E o que cabras, “viados” e piranhas têm a ver com isso? Na falta de assunto ou na necessidade de criar assuntos polêmicos que geram discussões inflamadas, desviando o foco dos verdadeiros problemas, que deveriam ser discutidos e criticados, o jornalismo quadrúpede, encomendado, grotesco ganha espaço. E dos jovens, pela ignorância tanto quanto dos "experientes" pela cara de pau auto-atribuída que os anos de carreira podem lhe conferir, têm-se a sensação do direito de dizer o que se pensa, de qualquer jeito, sem respeito à norma ou à ética. Somos bombardeados diariamente com baixa cultura que causa polêmica,vende revistas e aumenta audiência das TVs.

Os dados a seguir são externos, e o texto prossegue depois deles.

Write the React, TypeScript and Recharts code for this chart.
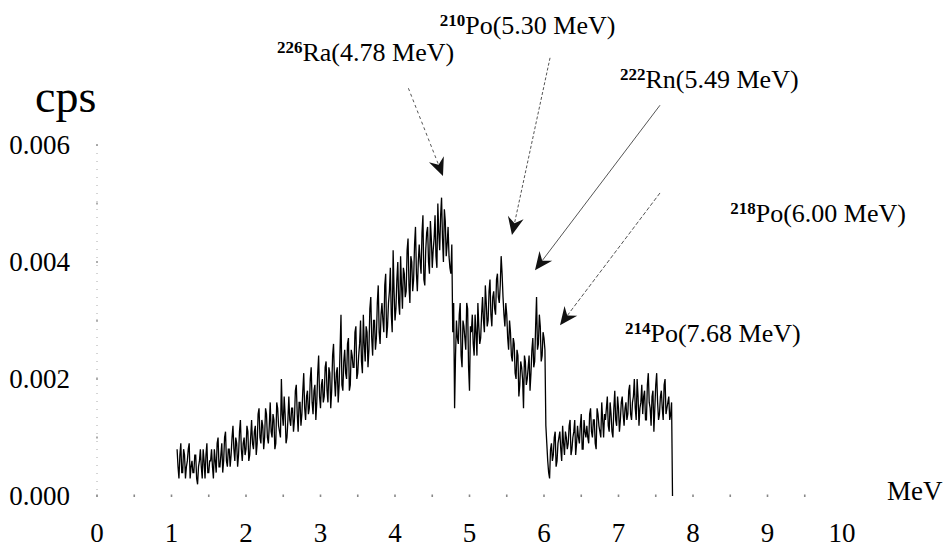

Outro dia, um conhecido veio me chamar para assistir a um espetáculo de Stand Up comedy num teatro da cidade onde o Danilo Gentilli se apresenta. Após cair cinquenta pontos no meu conceito e roubar o sorriso da minha cara, coisa que ele não entendeu muito bem, ainda me dei o trabalho de dizer o quanto ele deveria ter vergonha de me convidar para tal merda. Fiquei pensando o quanto isso deve ter sido inútil, porque ele é apenas um dos milhares de ignorantes que se refastelam gargalhando homofobias, sexismos e outras preconceituosas bizarrices.

Acho que esse mundo não tem salvação. E eu continuo sentindo muita vergonha. Vergonha mesmo.